T.Z. asked to interview me about telling from experience. This interview is a cross-post from her blog, Experiencing Revolution.
T.Z.: Your present work seems to have undergone a radical, deliberate transformation from your Far Beyond the Stars days. How would you say your approach to writing for an online community has shifted?
Ev Bogue: I approach my work as a constant evolution. This means that I untether from past work as soon as it doesn't feel relevant to my current work anymore.
I made a lot of rookie mistakes when I wrote Far Beyond The Stars. I'm sure I'm making a lot of rookie mistakes now. When my future-self looks back at me, he'll giggle at how little I knew about the craft of writing.
The shift, my shift, is in moving forward with continued momentum.
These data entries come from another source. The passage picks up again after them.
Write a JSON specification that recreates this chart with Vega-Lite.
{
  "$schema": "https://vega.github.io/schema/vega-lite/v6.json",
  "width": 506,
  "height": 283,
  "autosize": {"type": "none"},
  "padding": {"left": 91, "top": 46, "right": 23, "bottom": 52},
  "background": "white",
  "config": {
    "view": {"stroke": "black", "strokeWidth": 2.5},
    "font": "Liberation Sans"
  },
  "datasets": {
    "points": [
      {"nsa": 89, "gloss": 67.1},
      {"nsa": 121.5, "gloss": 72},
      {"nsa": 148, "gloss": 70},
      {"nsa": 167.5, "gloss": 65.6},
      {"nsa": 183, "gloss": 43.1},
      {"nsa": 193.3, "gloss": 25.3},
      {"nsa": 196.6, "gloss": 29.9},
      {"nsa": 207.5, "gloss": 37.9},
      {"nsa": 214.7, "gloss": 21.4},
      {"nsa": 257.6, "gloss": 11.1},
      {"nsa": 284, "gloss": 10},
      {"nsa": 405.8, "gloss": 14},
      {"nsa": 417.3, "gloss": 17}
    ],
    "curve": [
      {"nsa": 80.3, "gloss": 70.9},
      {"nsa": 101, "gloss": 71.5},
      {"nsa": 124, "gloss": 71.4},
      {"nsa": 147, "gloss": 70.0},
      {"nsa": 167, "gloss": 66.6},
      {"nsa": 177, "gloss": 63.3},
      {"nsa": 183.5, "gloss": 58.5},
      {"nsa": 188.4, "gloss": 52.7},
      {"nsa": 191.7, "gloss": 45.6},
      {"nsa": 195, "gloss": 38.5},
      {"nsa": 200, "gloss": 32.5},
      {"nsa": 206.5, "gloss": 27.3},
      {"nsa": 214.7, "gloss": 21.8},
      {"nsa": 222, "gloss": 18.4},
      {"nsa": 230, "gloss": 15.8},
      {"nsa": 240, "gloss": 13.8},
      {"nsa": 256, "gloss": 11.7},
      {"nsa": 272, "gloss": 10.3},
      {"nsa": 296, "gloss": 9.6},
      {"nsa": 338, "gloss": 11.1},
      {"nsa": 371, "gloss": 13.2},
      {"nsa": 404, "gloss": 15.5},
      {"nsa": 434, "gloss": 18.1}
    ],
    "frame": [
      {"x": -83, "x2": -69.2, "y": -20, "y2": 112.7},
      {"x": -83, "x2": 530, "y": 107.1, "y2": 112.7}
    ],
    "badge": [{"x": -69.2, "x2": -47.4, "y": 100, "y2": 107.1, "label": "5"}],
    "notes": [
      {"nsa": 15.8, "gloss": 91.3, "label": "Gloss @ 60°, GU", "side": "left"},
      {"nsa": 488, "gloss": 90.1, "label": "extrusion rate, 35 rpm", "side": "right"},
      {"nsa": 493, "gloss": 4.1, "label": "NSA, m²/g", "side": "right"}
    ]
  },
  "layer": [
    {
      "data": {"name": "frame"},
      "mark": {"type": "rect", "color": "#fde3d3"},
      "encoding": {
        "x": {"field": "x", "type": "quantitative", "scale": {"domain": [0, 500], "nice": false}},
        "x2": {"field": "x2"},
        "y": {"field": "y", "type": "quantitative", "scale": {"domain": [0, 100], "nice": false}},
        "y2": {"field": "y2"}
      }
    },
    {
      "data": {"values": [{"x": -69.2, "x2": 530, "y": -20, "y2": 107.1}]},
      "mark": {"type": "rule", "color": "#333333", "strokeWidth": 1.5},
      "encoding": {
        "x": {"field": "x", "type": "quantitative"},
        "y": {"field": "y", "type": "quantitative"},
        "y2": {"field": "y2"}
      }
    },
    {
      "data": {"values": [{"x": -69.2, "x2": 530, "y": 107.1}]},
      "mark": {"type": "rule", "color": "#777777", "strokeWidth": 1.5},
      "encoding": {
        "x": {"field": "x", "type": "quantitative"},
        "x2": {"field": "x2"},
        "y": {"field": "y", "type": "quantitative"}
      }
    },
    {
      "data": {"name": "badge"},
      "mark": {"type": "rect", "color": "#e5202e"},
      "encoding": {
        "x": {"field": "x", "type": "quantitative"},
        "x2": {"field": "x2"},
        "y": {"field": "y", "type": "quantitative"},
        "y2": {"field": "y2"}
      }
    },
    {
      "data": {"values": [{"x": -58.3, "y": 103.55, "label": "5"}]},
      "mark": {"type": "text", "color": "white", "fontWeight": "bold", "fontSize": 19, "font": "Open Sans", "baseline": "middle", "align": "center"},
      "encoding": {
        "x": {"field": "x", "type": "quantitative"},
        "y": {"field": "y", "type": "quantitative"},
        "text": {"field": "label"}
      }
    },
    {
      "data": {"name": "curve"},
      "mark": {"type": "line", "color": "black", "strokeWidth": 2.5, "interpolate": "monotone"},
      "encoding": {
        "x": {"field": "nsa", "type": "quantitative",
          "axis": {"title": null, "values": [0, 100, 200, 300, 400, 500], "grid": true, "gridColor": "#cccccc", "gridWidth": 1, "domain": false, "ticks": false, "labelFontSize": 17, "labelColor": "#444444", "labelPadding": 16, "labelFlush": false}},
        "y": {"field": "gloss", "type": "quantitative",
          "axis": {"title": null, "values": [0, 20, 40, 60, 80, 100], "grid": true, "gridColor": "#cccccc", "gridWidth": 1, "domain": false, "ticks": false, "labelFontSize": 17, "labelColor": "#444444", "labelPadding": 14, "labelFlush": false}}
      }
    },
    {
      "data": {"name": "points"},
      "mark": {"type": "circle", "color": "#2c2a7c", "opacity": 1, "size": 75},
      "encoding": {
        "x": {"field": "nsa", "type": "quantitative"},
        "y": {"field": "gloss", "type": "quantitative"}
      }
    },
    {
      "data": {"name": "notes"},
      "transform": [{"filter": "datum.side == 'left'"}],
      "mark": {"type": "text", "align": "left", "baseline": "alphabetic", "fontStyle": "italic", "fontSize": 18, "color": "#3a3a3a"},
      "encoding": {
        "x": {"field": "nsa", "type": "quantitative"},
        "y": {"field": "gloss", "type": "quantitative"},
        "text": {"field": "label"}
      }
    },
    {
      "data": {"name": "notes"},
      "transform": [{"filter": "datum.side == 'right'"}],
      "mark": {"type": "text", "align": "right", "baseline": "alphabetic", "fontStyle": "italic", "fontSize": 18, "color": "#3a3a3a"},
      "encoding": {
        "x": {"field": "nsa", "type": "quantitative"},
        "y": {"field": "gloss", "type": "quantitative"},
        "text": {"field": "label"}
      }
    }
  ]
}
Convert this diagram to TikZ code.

This means in early August I made the decision to let all of my previous books go. This puts me in a place of uncertainty. I think to myself sometimes, when I'm feeling scared or lonely, that maybe no one will like my new work. Eventually that feeling passes, usually when I get back to work.
T.Z.: You've recently said that "when I don't write from experience, I'm bullshitting." Can you give us a quick breakdown of how you used "Experience Telling" (concept introduced by G.B.) to guide/ground your work?
Ev: Exactly: if I'm not experience telling I'm bullshitting. What is experience telling? It's very hard. It's limiting the work that I do to the experiences that I've actually had. It's avoiding slipping to esoteric writing that sounds all nice and cushy, but doesn't land, because it's not something that actually happened to me.
I've noticed that my writing falls flat when I'm not telling from experience. So, I've made a vow: I tell from experience now, as much as I can. Yes, this is hard work. It has to be about me: not you, not them, not the entirety of all human experience encapsulated into one sweeping melodramatic sentence.
When I get a question these days, and I can't answer it from experience, I don't try to answer it anyway. I say: I can't answer that from experience, but maybe someone else can.
I am not a Guru. I'm a 26 year old writer who loves experimenting with emerging technologies, and exploring the world.
T.Z.: I love this quote from your recent book intro on movement creation -- "Leaders are born in extraordinary situations. When they look back at their lives, they start to see a common thread: that they have always done this work, and they always will." How would you describe your 'common thread'?
Ev: The still point is me. I am the common thread. I'm doing my best to write about things that I've actually experienced, and I've only been able to do so much with my life so far, so that's extremely limiting.
This means I can't write about how to achieve enlightenment. It means I can't write about how to achieve a zen-like state of super creative flow that never ends. It means I can't write about how to repair to a hoverboard engine. These aren't things that I've done, so it's best for me to leave them to someone who has.
Instead, I look at how my own experience is evolving with the Internet. I untethered from Twitter in June. This is no small event. Not many people have left Twitter behind. I took nearly a month off the Internet completely. Not many people are unplugging for so long. What am I up to right now? I'm not going to say, because that would be hype, which isn't experience telling.
This is the thru-line: me at the intersection of what excites me.
T.Z.: We had a recent discussion in which you said "what I wonder is, how do we teach people to 'ignite their inner match' in a concrete actionable way? The Internet would benefit from that." What suggestions do you have for online creators who want to move away from nebulous "inspiration," and towards igniting real action?
Ev: My question is: what questions do I have for online creators who are attempting to teach people how to move from inspiration to action?
It goes back to experience telling. Everyone has been creatively broken at one time or another. We've all had writers block. We've all be terrible at painting. I still suck at rebuilding hoverboard engines.
When I write something like this, I ask myself: What actual things did I do to bring myself out of a creative block and into a space of evolving my work?
Not what esoteric things sound good. Not what my mind thinks everyone wants to hear. I assume that my readers don't want cotton candy for writing -- they want writing that lands. I've found that writing that lands is grounded in my own human experience.
I tell a story about what I've done, and how I've done it.
If I don't have something to tell from experience, I go outside until I've experienced something.
T.Z.: As creators, don't we naturally take leaps in association between the known/unknown? Doesn't innovation require a creative interpretation that extends the personal out into the broader realm?
Ev: I've tried writing from a speculative angle, it's definitely one way to write. It doesn't land with my readers, so I'm not doing it so much anymore. "If I'm not experience telling, I'm bullshitting."
That being said, I come up with crazy ideas all of the time. It's just that my intention is to experiment with them, before I bring them to my audience. I don't want to tell anyone to get on a hoverboard that I haven't tested out myself -- it might not fly. How would I know anyway? The answer is: I don't.